Other entries I have something to say about:

  • [Motel freebie] – ICE. Yahoo, free ice! At home it makes up a significant part of my budget.
  • [Mind reader’s ability] – ESP. I’d strongly prefer the clue to be [Alleged mind reader’s supposed ability]. Not one person, ever, has proven to have ESP in a properly controlled scientific study, and it’s not for lack of trying.
  • [Former Sacha Baron Cohen persona] – ALIG. Far and away his best character IMO.
  • [Immediately following this] – HEREON. I’ve never seen this word before. I had HEREBY and that got me screwed up in the SW for awhile.
  • [Into the wind] – AWEATHER. Is the deal that you can put an “a” in front of pretty much any word and it becomes a nautical term?

Maybe next week you’ll actually do the puzzle too?  I’ll reimburse you for the ink if that’s the sticking point.

Barry Silk’s Los Angeles Times crossword

LA Times crossword solution, 6 23 12

I like the word UNGAINLY. It’s an oddball word. Its parts are all familiar but you can’t break the word down and make sense of anything. Gainly isn’t a word and there’s no such thing as ungaining. I looked up the etymology at Merriam-Webster: “obsolete gain direct, from Middle English gayn, geyn, from Old English gēn, from Old Norse gegn, from gegn,preposition, against; akin to Old English gēan- against — more at again.” So … we can liken it to unagainstly? That makes no sense. English is a weird language.

The grid looks ungainly but it’s actually a good layout—this 70-worder has lots of flow between sections of the grid.
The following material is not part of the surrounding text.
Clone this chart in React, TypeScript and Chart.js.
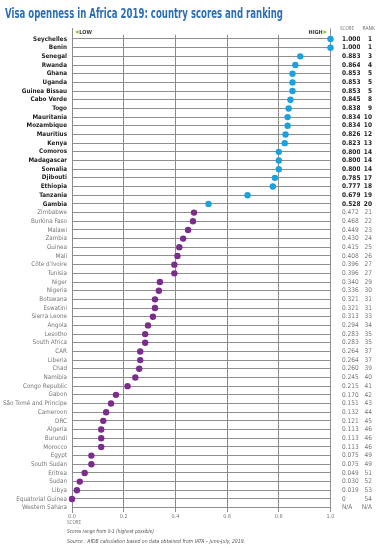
import React, { useEffect, useRef } from 'react';
import { Chart, registerables } from 'chart.js';

Chart.register(...registerables);

const countries = [
  'Seychelles', 'Benin', 'Senegal', 'Rwanda', 'Ghana', 'Uganda', 'Guinea Bissau', 'Cabo Verde', 'Togo',
  'Mauritania', 'Mozambique', 'Mauritius', 'Kenya', 'Comoros', 'Madagascar', 'Somalia', 'Djibouti',
  'Ethiopia', 'Tanzania', 'Gambia', 'Zimbabwe', 'Burkina Faso', 'Malawi', 'Zambia', 'Guinea', 'Mali',
  "Côte d'Ivoire", 'Tunisia', 'Niger', 'Nigeria', 'Botswana', 'Eswatini', 'Sierra Leone', 'Angola',
  'Lesotho', 'South Africa', 'CAR', 'Liberia', 'Chad', 'Namibia', 'Congo Republic', 'Gabon',
  'São Tomé and Principe', 'Cameroon', 'DRC', 'Algeria', 'Burundi', 'Morocco', 'Egypt', 'South Sudan',
  'Eritrea', 'Sudan', 'Libya', 'Equatorial Guinea', 'Western Sahara',
];

const scores: (number | null)[] = [
  1.0, 1.0, 0.883, 0.864, 0.853, 0.853, 0.853, 0.845, 0.838,
  0.834, 0.834, 0.826, 0.823, 0.8, 0.8, 0.8, 0.785,
  0.777, 0.679, 0.528, 0.472, 0.468, 0.449, 0.43, 0.415, 0.408,
  0.396, 0.396, 0.34, 0.336, 0.321, 0.321, 0.313, 0.294,
  0.283, 0.283, 0.264, 0.264, 0.26, 0.245, 0.215, 0.17,
  0.151, 0.132, 0.121, 0.113, 0.113, 0.113, 0.075, 0.075,
  0.049, 0.03, 0.019, 0, null,
];

const ranks = [
  '1', '1', '3', '4', '5', '5', '5', '8', '9',
  '10', '10', '12', '13', '14', '14', '14', '17',
  '18', '19', '20', '21', '22', '23', '24', '25', '26',
  '27', '27', '29', '30', '31', '31', '33', '34',
  '35', '35', '37', '37', '39', '40', '41', '42',
  '43', '44', '45', '46', '46', '46', '49', '49',
  '51', '52', '53', '54', 'N/A',
];

const xTickLabels = ['0.0', '0.2', '0.4', '0.6', '0.8', '1.0'];
const topCount = 20;

const titleText = 'Visa openness in Africa 2019: country scores and ranking';
const footnote1 = 'Scores range from 0-1 (highest possible)';
const footnote2 = 'Source : AfDB calculation based on data obtained from IATA – June-July, 2019.';

const scoreLabels = scores.map((s) => (s === null ? 'N/A' : s === 0 ? '0' : s.toFixed(3)));

const NARROW = '"Liberation Sans Narrow", "DejaVu Sans Condensed", "Roboto", Arial, sans-serif';
const GRID = '#8e8e8e';
const BLUE = '#1ba1dd';
const PURPLE = '#7c2c8c';
const DARK = '#1d1d1d';
const GREY = '#767676';
const GREEN = '#8cc63f';

const overlay = {
  id: 'overlay',
  afterDraw(chart: any) {
    const ctx = chart.ctx as CanvasRenderingContext2D;
    const area = chart.chartArea;
    const xs = chart.scales.x;
    ctx.save();
    // title
    ctx.fillStyle = '#2c6fb5';
    ctx.font = `bold 14px ${NARROW}`;
    ctx.textAlign = 'left';
    ctx.textBaseline = 'alphabetic';
    ctx.fillText(titleText, 5, 17.5, 278);

    // frame extensions
    const lx = Math.round(xs.getPixelForValue(0) - 0.5) + 0.5;
    const rx = Math.round(xs.getPixelForValue(1) - 0.5) + 0.5;
    ctx.strokeStyle = GRID;
    ctx.lineWidth = 1;
    ctx.beginPath();
    ctx.moveTo(lx, 28);
    ctx.lineTo(lx, area.top);
    ctx.moveTo(rx, 28.5);
    ctx.lineTo(rx, area.top);
    ctx.stroke();

    // LOW / HIGH
    ctx.fillStyle = GREEN;
    ctx.beginPath();
    ctx.moveTo(lx + 2.5, 32);
    ctx.lineTo(lx + 6, 30);
    ctx.lineTo(lx + 6, 34);
    ctx.closePath();
    ctx.fill();
    ctx.beginPath();
    ctx.moveTo(rx - 7, 30);
    ctx.lineTo(rx - 7, 34);
    ctx.lineTo(rx - 3.5, 32);
    ctx.closePath();
    ctx.fill();
    ctx.fillStyle = '#3a3a3a';
    ctx.font = `bold 5.5px ${NARROW}`;
    ctx.textBaseline = 'middle';
    ctx.textAlign = 'left';
    ctx.fillText('LOW', lx + 6.8, 32.2);
    ctx.textAlign = 'right';
    ctx.fillText('HIGH', rx - 7.8, 32.2);

    // column headers
    ctx.fillStyle = GREY;
    ctx.font = `5.5px ${NARROW}`;
    ctx.textAlign = 'left';
    ctx.fillText('SCORE', 340, 28.5, 14);
    ctx.fillText('RANK', 362.5, 28.5, 12.5);

    // axis title
    ctx.fillText('SCORE', 67, 522.7, 14);

    // footnotes
    ctx.fillStyle = '#555555';
    ctx.font = `italic 5.5px ${NARROW}`;
    ctx.fillText(footnote1, 67, 531.7, 87);
    ctx.fillText(footnote2, 67, 541.7, 178);
    ctx.restore();
  },
};

const tickFont = (c: any) => ({
  size: 6.3,
  family: NARROW,
  weight: c.index < topCount ? 'bold' : 'normal',
});
const numFont = (c: any) => ({
  size: 6.5,
  family: NARROW,
  weight: c.index < topCount ? 'bold' : 'normal',
});
const tickColor = (c: any) => (c.index < topCount ? DARK : GREY);

export default function App() {
  const ref = useRef<HTMLCanvasElement | null>(null);

  useEffect(() => {
    if (!ref.current) return;
    const points = countries
      .map((c, i) => ({ x: scores[i], y: c }))
      .filter((p) => p.x !== null);

    const chart = new Chart(ref.current, {
      type: 'scatter',
      data: {
        labels: countries,
        datasets: [
          {
            data: points as any,
            pointRadius: 3.2,
            pointBorderWidth: 0,
            pointBackgroundColor: (c: any) => (c.dataIndex < topCount ? BLUE : PURPLE),
            pointBorderColor: (c: any) => (c.dataIndex < topCount ? BLUE : PURPLE),
            clip: false as any,
          },
        ],
      },
      options: {
        animation: false,
        responsive: false,
        maintainAspectRatio: false,
        layout: { padding: { left: 0, right: 13, top: 34.66, bottom: 0 } },
        plugins: {
          legend: { display: false },
          tooltip: { enabled: false },
          title: { display: false },
        },
        scales: {
          x: {
            type: 'linear',
            position: 'bottom',
            min: 0,
            max: 1,
            ticks: {
              stepSize: 0.2,
              autoSkip: false,
              maxRotation: 0,
              padding: 1,
              color: GREY,
              font: { size: 5.5, family: NARROW },
              callback: (_v: any, i: number) => xTickLabels[i],
            },
            grid: { color: GRID, lineWidth: 1, drawTicks: false },
            border: { display: false },
            afterFit: (s: any) => {
              s.height = 37;
            },
          },
          y: {
            type: 'category',
            labels: countries,
            position: 'left',
            offset: true,
            ticks: {
              autoSkip: false,
              padding: 5,
              color: tickColor,
              font: tickFont,
            },
            grid: { color: GRID, lineWidth: 1, drawTicks: false, offset: false },
            border: { display: true, color: GRID, width: 1 },
            afterFit: (s: any) => {
              s.width = 72;
            },
          },
          y2: {
            type: 'category',
            labels: scoreLabels,
            position: 'right',
            offset: true,
            weight: 0,
            ticks: {
              autoSkip: false,
              padding: 11.5,
              crossAlign: 'near',
              color: tickColor,
              font: numFont,
            },
            grid: { display: false, drawTicks: false },
            border: { display: false },
            afterFit: (s: any) => {
              s.width = 29.5;
            },
          },
          y3: {
            type: 'category',
            labels: ranks,
            position: 'right',
            offset: true,
            weight: 1,
            ticks: {
              autoSkip: false,
              padding: 0,
              crossAlign: 'far',
              color: tickColor,
              font: numFont,
            },
            grid: { display: false, drawTicks: false },
            border: { display: false },
            afterFit: (s: any) => {
              s.width = 12;
            },
          },
        } as any,
      },
      plugins: [overlay],
    });
    return () => chart.destroy();
  }, []);

  return (
    <div style={{ position: 'absolute', left: 0, top: 0, width: 385, height: 549, background: '#fff' }}>
      <canvas ref={ref} width={385} height={549} />
    </div>
  );
}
The 1/2/3d 8-letter answers cross the 7s at 30/34a, and those cross the 7 and 10 at 27/28d, which in turn intersect the 8 and 10 at 49/52a. If you can figure out any of those long answers, you get some help sneaking into the adjacent zones.

Five faves:

  • 37d. [The Ohio River forms its southern border], ILLINOIS. Clue applies to Indiana and Ohio, too.
  • 38d. [Candy once touted by a giraffe], CLARK BAR.
  • 49a. [24 between Berlin and Hamburg, e.g.], AUTOBAHN. Had no idea how Germany’s highway numbering system went, but VIERUNDZWANZIG wouldn’t fit.
  • 22d. [Super __] TUESDAY, the big primary election day. Wasn’t expecting to see a day fill in that blank.
  • 1d. [They’re rarely enforced], BLUE LAWS. Great entry, but I’m not sure about the clue. In 37d, at least, you can’t shop for a car on Sunday, and you have to wait until a respectable time on Sunday to buy liquor. It’s nuts. There are far more people who work on weekdays and would love to shop for a car on Sundays than there are car dealers who wish to keep the Christian sabbath.
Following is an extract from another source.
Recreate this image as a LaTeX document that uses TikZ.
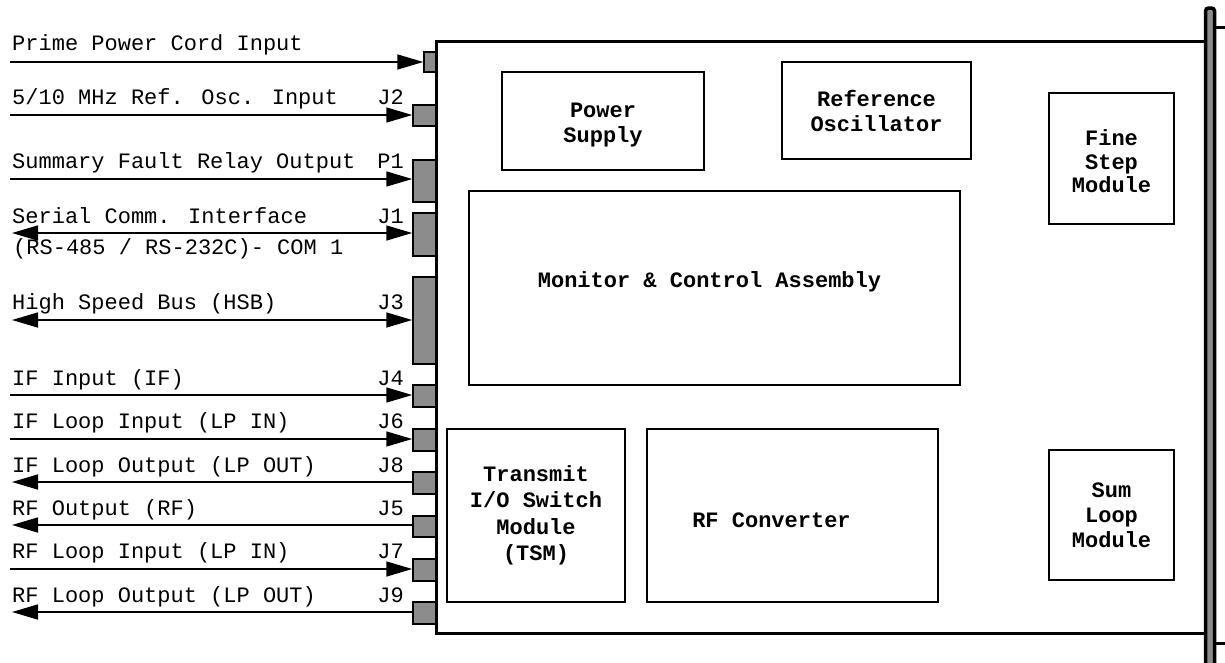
\documentclass[tikz,border=0pt]{standalone}
\usepackage{fontspec}
\newfontfamily\cour{Liberation Mono}
\usetikzlibrary{arrows.meta}
\definecolor{portgray}{RGB}{140,140,140}
\newcommand{\shiftup}[2]{\raisebox{#1}[\height][\depth]{#2}}
\tikzset{
  lab/.style={font=\cour\fontsize{22}{24}\selectfont, inner sep=0pt, anchor=base west},
  jlab/.style={lab, anchor=base east},
  port/.style={draw, line width=1.5pt, fill=portgray, inner sep=0pt},
  box/.style={draw, line width=1.5pt, fill=white, inner sep=0pt, align=center,
    font=\cour\bfseries\fontsize{22}{25}\selectfont},
  tipr/.tip={Triangle[length=26pt,width=15pt]},
  arr/.style={line width=1.6pt, -tipr},
  darr/.style={line width=1.6pt, tipr-tipr},
  larr/.style={line width=1.6pt, tipr-},
  heavy/.style={line width=3pt},
}
\begin{document}
\begin{tikzpicture}[x=1pt,y=-1pt]
\useasboundingbox (0,0) rectangle (1225,662);
% chassis fill
\fill[white] (436,41) rectangle (1206,633);
% right rail
\draw[line width=3.5pt, fill=portgray, rounded corners=3pt] (1205.5,680) -- (1205.5,8) -- (1214.5,8) -- (1214.5,680);
\draw[heavy] (1216,27) -- (1225,27);
\draw[heavy] (1216,643) -- (1225,643);
% ports
\node[port, minimum width=12pt, minimum height=20pt] (PP) at (430,62) {};
\node[port, minimum width=23pt, minimum height=21pt] (J2) at (424.5,115.5) {};
\node[port, minimum width=23pt, minimum height=42pt] (P1) at (424.5,181) {};
\node[port, minimum width=23pt, minimum height=43pt] (J1) at (424.5,234.5) {};
\node[port, minimum width=23pt, minimum height=87pt] (J3) at (424.5,320.5) {};
\node[port, minimum width=23pt, minimum height=22pt] (J4) at (424.5,396) {};
\node[port, minimum width=23pt, minimum height=22pt] (J6) at (424.5,440) {};
\node[port, minimum width=23pt, minimum height=22pt] (J8) at (424.5,483) {};
\node[port, minimum width=23pt, minimum height=21pt] (J5) at (424.5,526.5) {};
\node[port, minimum width=23pt, minimum height=22pt] (J7) at (424.5,570) {};
\node[port, minimum width=23pt, minimum height=22pt] (J9) at (424.5,613) {};
% chassis outline
\draw[heavy] (1206,633) -- (436,633) -- (436,41) -- (1206,41);
% inner modules
\node[box, minimum width=202pt, minimum height=98pt] (ps) at (603,121)
  {\shiftup{-4pt}{\fontsize{22}{26}\selectfont Power}\\\shiftup{-4pt}{Supply}};
\node[box, minimum width=189pt, minimum height=97pt] (ro) at (876.5,110.5) {Reference\\Oscillator};
\node[box, minimum width=125pt, minimum height=131pt, font=\cour\bfseries\fontsize{22}{23.5}\selectfont] (fs) at (1111.5,158.5)
  {\shiftup{-3pt}{Fine}\\\shiftup{-3pt}{Step}\\\shiftup{-3pt}{Module}};
\node[box, minimum width=491pt, minimum height=194pt] (mc) at (714.5,288)
  {\shiftup{6pt}{Monitor \& Control Assembly}\hspace*{10pt}};
\node[box, minimum width=178pt, minimum height=173pt, font=\cour\bfseries\fontsize{22}{26.5}\selectfont] (tsm) at (536,515.5)
  {Transmit\\I/O Switch\\Module\\(TSM)};
\node[box, minimum width=291pt, minimum height=173pt] (rfc) at (792.5,515.5)
  {\shiftup{-5pt}{RF Converter}\hspace*{42pt}};
\node[box, minimum width=125pt, minimum height=130pt] (sl) at (1111.5,515) {Sum\\Loop\\Module};
% free ends of connectors
\coordinate (ePP) at (10,62);
\coordinate (eJ2) at (10,115);
\coordinate (eP1) at (10,179);
\coordinate (eJ1) at (12,233);
\coordinate (eJ3) at (12,320);
\coordinate (eJ4) at (10,395);
\coordinate (eJ6) at (10,439);
\coordinate (eJ8) at (12,482);
\coordinate (eJ5) at (12,525);
\coordinate (eJ7) at (10,569);
\coordinate (eJ9) at (12,612);
% connectors
\draw[arr] (ePP) -- (ePP -| PP.west);
\draw[arr] (eJ2) -- (eJ2 -| J2.west);
\draw[arr] (eP1) -- (eP1 -| P1.west);
\draw[darr] (eJ1) -- (eJ1 -| J1.west);
\draw[darr] (eJ3) -- (eJ3 -| J3.west);
\draw[arr] (eJ4) -- (eJ4 -| J4.west);
\draw[arr] (eJ6) -- (eJ6 -| J6.west);
\draw[larr] (eJ8) -- (eJ8 -| J8.west);
\draw[larr] (eJ5) -- (eJ5 -| J5.west);
\draw[arr] (eJ7) -- (eJ7 -| J7.west);
\draw[larr] (eJ9) -- (eJ9 -| J9.west);
% labels
\node[lab] (tPP) at (12,50) {Prime Power Cord Input};
\node[lab] (tJ2) at (12,104) {5/10 MHz Ref. Osc. Input};
\node[jlab] (nJ2) at (404,104) {J2};
\node[lab] (tP1) at (12,168) {Summary Fault Relay Output};
\node[jlab] (nP1) at (404,168) {P1};
\node[lab] (tJ1) at (12,223) {Serial Comm. Interface};
\node[lab] (tJ1b) at (13,254) {(RS-485 / RS-232C)- COM 1};
\node[jlab] (nJ1) at (404,223) {J1};
\node[lab] (tJ3) at (12,309) {High Speed Bus (HSB)};
\node[jlab] (nJ3) at (404,309) {J3};
\node[lab] (tJ4) at (12,385) {IF Input (IF)};
\node[jlab] (nJ4) at (404,385) {J4};
\node[lab] (tJ6) at (12,428) {IF Loop Input (LP IN)};
\node[jlab] (nJ6) at (404,428) {J6};
\node[lab] (tJ8) at (12,472) {IF Loop Output (LP OUT)};
\node[jlab] (nJ8) at (404,472) {J8};
\node[lab] (tJ5) at (12,515) {RF Output (RF)};
\node[jlab] (nJ5) at (404,515) {J5};
\node[lab] (tJ7) at (12,558) {RF Loop Input (LP IN)};
\node[jlab] (nJ7) at (404,558) {J7};
\node[lab] (tJ9) at (12,602) {RF Loop Output (LP OUT)};
\node[jlab] (nJ9) at (404,602) {J9};
\end{tikzpicture}
\end{document}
Is it just me, or was the cluing easier than usual? I zipped through this one. Granted, it took me almost twice as long as Dan Feyer (2:06) and David Plotkin (2:00 flat), but still. That link goes to Dan Does Not Blog, Dan Feyer’s blog. If you’ve been hankering for a place to enter and track your solving times on all of the day’s puzzles (and not just the NYT and LAT, as we do in the sidebar here), Dan’s got that. It’s rather intimidating.
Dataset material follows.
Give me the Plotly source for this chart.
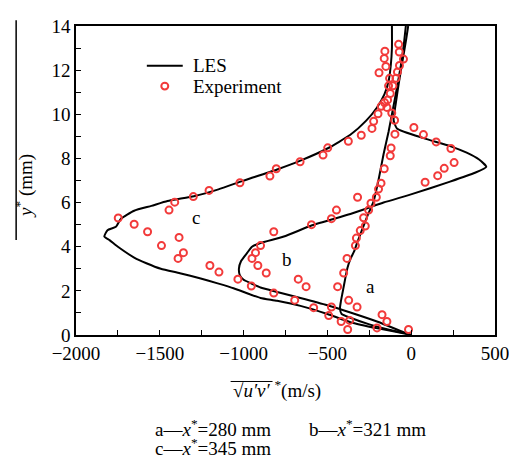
import plotly.graph_objects as go

# ---------------- data ----------------
# LES curves (x = sqrt(u'v')* in m/s, y = y* in mm)
les_a_x = [0, -60, -150, -250, -363, -415, -425, -420, -410, -400, -390, -380, -363, -340, -323,
           -294, -264, -224, -195, -165, -135, -110, -85, -62, -45, -32]
les_a_y = [0.0, 0.12, 0.27, 0.48, 0.78, 0.95, 1.2, 1.5, 1.9, 2.3, 2.7, 3.05, 3.44, 3.8, 4.17,
           4.75, 5.34, 6.07, 7.02, 8.19, 9.21, 10.2, 11.2, 12.2, 13.1, 14.0]

les_b_x = [0, -26, -200, -363, -500, -661, -800, -899, -958, -1000, -1022, -1028, -1015, -978,
           -950, -899, -760, -591, -363, -165, -6, 232, 380, 448, 405, 331, 232, 73, -85, -105,
           -92, -72, -50, -30, -18]
les_b_y = [0.0, 0.07, 0.6, 1.02, 1.35, 1.68, 1.95, 2.15, 2.35, 2.5, 2.7, 3.0, 3.35, 3.73,
           4.0, 4.17, 4.46, 4.97, 5.48, 6.0, 6.36, 6.95, 7.35, 7.62, 7.95, 8.26, 8.56, 8.92, 9.36,
           9.73, 10.5, 11.5, 12.5, 13.4, 14.0]

les_c_x = [0, -26, -200, -363, -500, -661, -800, -899, -958, -1060, -1160, -1256, -1380, -1494,
           -1580, -1653, -1750, -1800, -1831, -1812, -1762, -1732, -1653, -1550, -1454, -1296,
           -1150, -1018, -958, -800, -661, -500, -363, -270, -204, -160, -135, -122, -115, -115]
les_c_y = [0.0, 0.05, 0.3, 0.58, 0.95, 1.32, 1.55, 1.68, 1.83, 2.12, 2.35, 2.56, 2.8, 3.0,
           3.25, 3.51, 4.0, 4.3, 4.46, 4.75, 4.9, 5.27, 5.63, 5.85, 6.07, 6.29,
           6.6, 6.95, 7.1, 7.5, 7.9, 8.45, 9.07, 9.7, 10.31, 10.9, 11.5, 12.2, 13.0, 14.0]

# Experimental points
exp_x = [-75, -157, -71, -161, -46, -70, -151, -82, -192, -129, -91, -109, -135, -125, -141,
         -159, -179, -145, -198, -116, -224, -99, -234, 16, -97, 73, -298, -375, 149, -498,
         -120, 237, -526, -125, 256, -663, 197, -805, -161, 158, -843, 83, -180, -1022, -195,
         -1206, -208, -320, -1300, -240, -1411, -1445, -254, -446, -476, -284, -1748, -1653,
         -274, -595, -820, -304, -1573, -1385, -327, -1490, -333, -899, -1359, -929, -1391,
         -383, -950, -1201, -915, -1147, -403, -865, -1034, -674, -954, -627, -439, -820,
         -373, -695, -582, -476, -323, -492, -174, -145, -418, -367, -379, -204, -16]
exp_y = [13.17, 12.86, 12.82, 12.53, 12.5, 12.21, 12.17, 11.92, 11.88, 11.63, 11.63, 11.29,
         11.29, 10.94, 10.65, 10.53, 10.36, 10.31, 10.02, 10.06, 9.68, 9.73, 9.36, 9.4, 9.1,
         9.08, 9.05, 8.78, 8.75, 8.48, 8.47, 8.45, 8.15, 8.12, 7.81, 7.85, 7.55, 7.53, 7.53,
         7.22, 7.2, 6.92, 6.88, 6.9, 6.61, 6.55, 6.24, 6.24, 6.27, 5.97, 6.02, 5.66, 5.66,
         5.66, 5.27, 5.31, 5.3, 5.02, 4.94, 5.0, 4.68, 4.73, 4.68, 4.42, 4.39, 4.05, 4.05,
         4.05, 3.73, 3.73, 3.47, 3.47, 3.47, 3.15, 3.15, 2.85, 2.81, 2.81, 2.53, 2.53, 2.22,
         2.19, 2.19, 1.9, 1.57, 1.58, 1.24, 1.27, 1.27, 0.88, 0.92, 0.61, 0.61, 0.66, 0.25,
         0.32, 0.25]

x_tick_vals = [-2000, -1500, -1000, -500, 0, 500]
y_tick_vals = [0, 2, 4, 6, 8, 10, 12, 14]
curve_labels = ["a", "b", "c"]
curve_label_x = [-244, -744, -1286]
curve_label_y = [2.19, 3.44, 5.34]
legend_names = ["LES", "Experiment"]
captions = ["a—<i>x</i><sup>*</sup>=280 mm", "b—<i>x</i><sup>*</sup>=321 mm",
            "c—<i>x</i><sup>*</sup>=345 mm"]

# ---------------- figure ----------------
FONT = "Liberation Serif"
RED = "#f23a3a"
BODY = 8                      # default body margin of the html page
W, H = 517 - BODY, 463 - BODY
L, R, T, B = 76 - BODY, 21, 16 - BODY, 128
PW, PH = W - L - R, H - T - B


def px_x(px):                 # page pixel -> paper
    return (px - BODY - L) / PW


def px_y(py):
    return (BODY + T + PH - py) / PH


fig = go.Figure()
line_style = dict(color="black", width=2, shape="spline", smoothing=0.5)
for xs, ys in [(les_a_x, les_a_y), (les_b_x, les_b_y), (les_c_x, les_c_y)]:
    fig.add_trace(go.Scatter(x=xs, y=ys, mode="lines", line=line_style, name=legend_names[0],
                             showlegend=False))
fig.add_trace(go.Scatter(x=exp_x, y=exp_y, mode="markers", name=legend_names[1], showlegend=False,
                         marker=dict(symbol="circle-open", size=7, color=RED,
                                     line=dict(width=2, color=RED))))

ann_font = dict(family=FONT, size=19, color="black")

for t, lx, ly in zip(curve_labels, curve_label_x, curve_label_y):
    fig.add_annotation(x=lx, y=ly, xref="x", yref="y", text=t, showarrow=False,
                       xanchor="center", yanchor="middle", font=ann_font)

# legend (drawn manually to match spacing)
fig.add_shape(type="line", xref="paper", yref="paper", x0=px_x(147), x1=px_x(183),
              y0=px_y(57), y1=px_y(57), line=dict(color="black", width=2))
fig.add_shape(type="circle", xref="paper", yref="paper", x0=px_x(161.5), x1=px_x(168.5),
              y0=px_y(81.5), y1=px_y(74.5), line=dict(color=RED, width=2))
fig.add_annotation(x=px_x(191), y=px_y(57), xref="paper", yref="paper", xanchor="left",
                   yanchor="middle", text=legend_names[0], showarrow=False, font=ann_font)
fig.add_annotation(x=px_x(191), y=px_y(78), xref="paper", yref="paper", xanchor="left",
                   yanchor="middle", text=legend_names[1], showarrow=False, font=ann_font)

# x-axis title
fig.add_annotation(x=px_x(277), y=px_y(391), xref="paper", yref="paper", xanchor="center",
                   yanchor="middle", text="√<i>u′v′</i> <sup>*</sup>(m/s)", showarrow=False,
                   font=ann_font)
# y-axis title
fig.add_annotation(x=px_x(25), y=px_y(181), xref="paper", yref="paper", xanchor="center",
                   yanchor="middle", text="<i>y</i><sup>*</sup> (mm)", textangle=-90,
                   showarrow=False, font=ann_font)
# captions
fig.add_annotation(x=px_x(153), y=px_y(431), xref="paper", yref="paper", xanchor="left",
                   yanchor="middle", text=captions[0], showarrow=False, font=ann_font)
fig.add_annotation(x=px_x(308), y=px_y(431), xref="paper", yref="paper", xanchor="left",
                   yanchor="middle", text=captions[1], showarrow=False, font=ann_font)
fig.add_annotation(x=px_x(153), y=px_y(451), xref="paper", yref="paper", xanchor="left",
                   yanchor="middle", text=captions[2], showarrow=False, font=ann_font)

# overline of the square root, and the bar beside the y title
fig.add_shape(type="line", xref="paper", yref="paper", x0=px_x(231), x1=px_x(273),
              y0=px_y(383), y1=px_y(383), line=dict(color="black", width=1))
fig.add_shape(type="line", xref="paper", yref="paper", x0=px_x(16), x1=px_x(16),
              y0=px_y(237), y1=px_y(10), line=dict(color="black", width=1.5))

axis_common = dict(showline=True, linecolor="black", linewidth=1.5, mirror=True,
                   ticks="inside", ticklen=5, tickcolor="black", tickwidth=1,
                   showgrid=False, zeroline=False, ticklabeloverflow="allow",
                   tickfont=dict(family=FONT, size=19, color="black"))
fig.update_xaxes(range=[-2000, 500], tickvals=x_tick_vals,
                 minor=dict(dtick=250, ticks="inside", ticklen=5, tickcolor="black"),
                 **axis_common)
fig.update_yaxes(range=[0, 14], tickvals=y_tick_vals,
                 minor=dict(dtick=1, ticks="inside", ticklen=5, tickcolor="black"),
                 **axis_common)

fig.update_layout(
    width=W, height=H, margin=dict(l=L, r=R, t=T, b=B),
    paper_bgcolor="white", plot_bgcolor="white",
    font=dict(family=FONT, size=19, color="black"),
    showlegend=False,
)

fig.write_html("out.html")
3.33 stars. There are more blah short answers than I’d like to see (MGRS SSNS EDO MST NTSB BLAS SLUE SGTS SSRS … that’s a lot of essy abbreviations), and the lively ones don’t hit the level of, say, yesterday’s NYT puzzle full of zippy answers.

Brad Wilber’s Newsday crossword, “Saturday Stumper”

Newsday Saturday Stumper crossword solution, 6 23 12 WIlber

I didn’t quite get around to this puzzle this morning, and then there were errands, lunch, planting thyme, and—whoops, suddenly it was time for the Sunday NYT. Now that it’s after dinner, here we go.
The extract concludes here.